● Given exercise
For each line that holds "React", copy the line out.

● Provided material
▬▬▬

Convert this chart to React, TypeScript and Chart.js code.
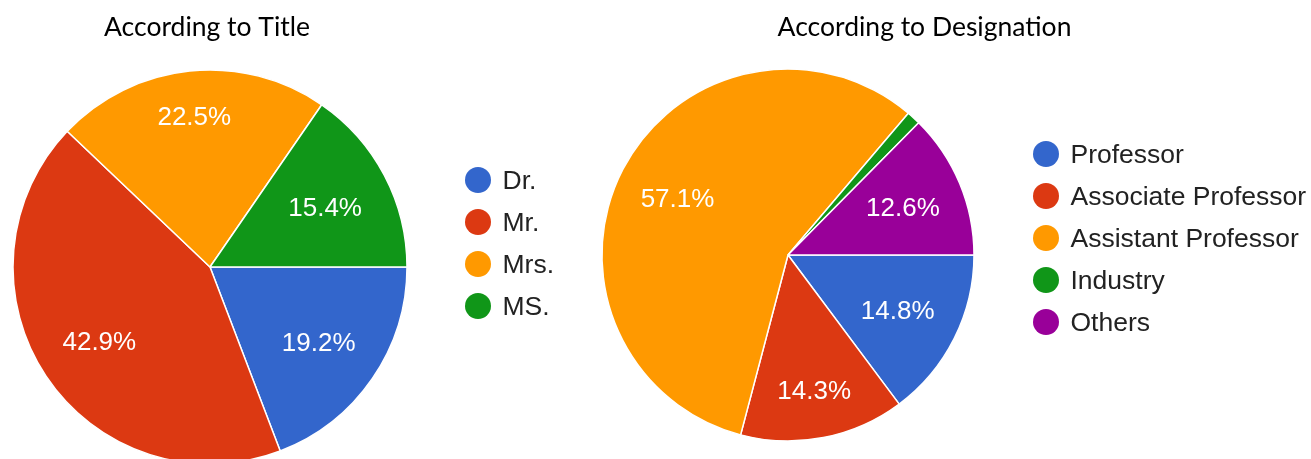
import React, { useEffect, useRef } from "react";
import { Chart, registerables } from "chart.js";

Chart.register(...registerables);

// ---- data ----
const titleCategories = ["Dr.", "Mr.", "Mrs.", "MS."];
const titleValues = [19.2, 42.9, 22.5, 15.4];

const designationCategories = [
  "Professor",
  "Associate Professor",
  "Assistant Professor",
  "Industry",
  "Others",
];
const designationValues = [14.8, 14.3, 57.1, 1.2, 12.6];

const chartTitles = ["According to Title", "According to Designation"];

// ---- styles ----
const titleColors = ["#3366cc", "#dc3912", "#ff9900", "#109618"];
const designationColors = ["#3366cc", "#dc3912", "#ff9900", "#109618", "#990099"];

const W = 1311;
const H = 470;

const decorPlugin = {
  id: "pieDecor",
  afterDraw(chart: any, _args: any, opts: any) {
    const ctx = chart.ctx;
    const meta = chart.getDatasetMeta(0);
    const ds = chart.data.datasets[0];
    const data: number[] = ds.data as number[];
    const total = data.reduce((a, b) => a + b, 0);
    ctx.save();

    // slice labels
    ctx.fillStyle = "#ffffff";
    ctx.font = '26px "Liberation Sans", Arial, sans-serif';
    ctx.textAlign = "center";
    ctx.textBaseline = "alphabetic";
    meta.data.forEach((arc: any, i: number) => {
      const pct = (data[i] / total) * 100;
      if (pct < 5) return;
      const p = arc.getProps(["x", "y", "startAngle", "endAngle", "outerRadius"], true);
      const mid = (p.startAngle + p.endAngle) / 2;
      const r = p.outerRadius * opts.labelRadius[i];
      ctx.fillText(pct.toFixed(1) + "%", p.x + Math.cos(mid) * r, p.y + Math.sin(mid) * r + 9.3);
    });

    // legend
    const labels: string[] = chart.data.labels as string[];
    const colors: string[] = ds.backgroundColor as string[];
    ctx.textAlign = "left";
    labels.forEach((lab, i) => {
      const cy = opts.legendY + i * opts.legendStep;
      ctx.beginPath();
      ctx.arc(opts.legendX, cy, 13, 0, Math.PI * 2);
      ctx.fillStyle = colors[i];
      ctx.fill();
      ctx.fillStyle = "#222222";
      ctx.font = '26.5px "Liberation Sans", Arial, sans-serif';
      ctx.fillText(lab, opts.legendX + 24.5, cy + 9.3);
    });

    // title
    ctx.fillStyle = "#000000";
    ctx.font = '26.5px Lato, "Open Sans", sans-serif';
    ctx.textAlign = "center";
    ctx.fillText(opts.title, opts.titleX, 36);

    ctx.restore();
  },
};

function makeConfig(
  labels: string[],
  values: number[],
  colors: string[],
  cx: number,
  cy: number,
  radius: number,
  decor: any
): any {
  return {
    type: "pie",
    data: {
      labels,
      datasets: [
        {
          data: values,
          backgroundColor: colors,
          borderColor: "#ffffff",
          borderWidth: 1.5,
          radius,
        },
      ],
    },
    options: {
      responsive: false,
      animation: false,
      devicePixelRatio: 1,
      rotation: 90,
      layout: {
        padding: {
          left: cx - radius,
          right: W - (cx + radius),
          top: cy - radius,
          bottom: H - (cy + radius),
        },
      },
      plugins: {
        legend: { display: false },
        title: { display: false },
        tooltip: { enabled: false },
        pieDecor: decor,
      },
    },
    plugins: [decorPlugin],
  };
}

function PieCanvas({ config }: { config: any }) {
  const ref = useRef<HTMLCanvasElement | null>(null);
  useEffect(() => {
    if (!ref.current) return;
    const chart = new Chart(ref.current, config);
    return () => chart.destroy();
  }, [config]);
  return (
    <canvas
      ref={ref}
      width={W}
      height={H}
      style={{ position: "absolute", left: 0, top: 0, width: W, height: H }}
    />
  );
}

const leftConfig = makeConfig(titleCategories, titleValues, titleColors, 210, 267, 197, {
  labelRadius: [0.67, 0.675, 0.77, 0.66],
  legendX: 478,
  legendY: 180,
  legendStep: 42,
  title: chartTitles[0],
  titleX: 207,
});

const rightConfig = makeConfig(
  designationCategories,
  designationValues,
  designationColors,
  788,
  255,
  186,
  {
    labelRadius: [0.66, 0.74, 0.67, 0, 0.67],
    legendX: 1046,
    legendY: 154,
    legendStep: 42,
    title: chartTitles[1],
    titleX: 924.5,
  }
);

export default function App() {
  useEffect(() => {
    document.body.style.margin = "0";
  }, []);
  return (
    <div
      style={{
        position: "fixed",
        left: 0,
        top: 0,
        width: W,
        height: 459,
        overflow: "hidden",
        background: "#ffffff",
      }}
    >
      <PieCanvas config={leftConfig} />
      <PieCanvas config={rightConfig} />
    </div>
  );
}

▬▬▬

● Full response
Convert this chart to React, TypeScript and Chart.js code.
import React, { useEffect, useRef } from "react";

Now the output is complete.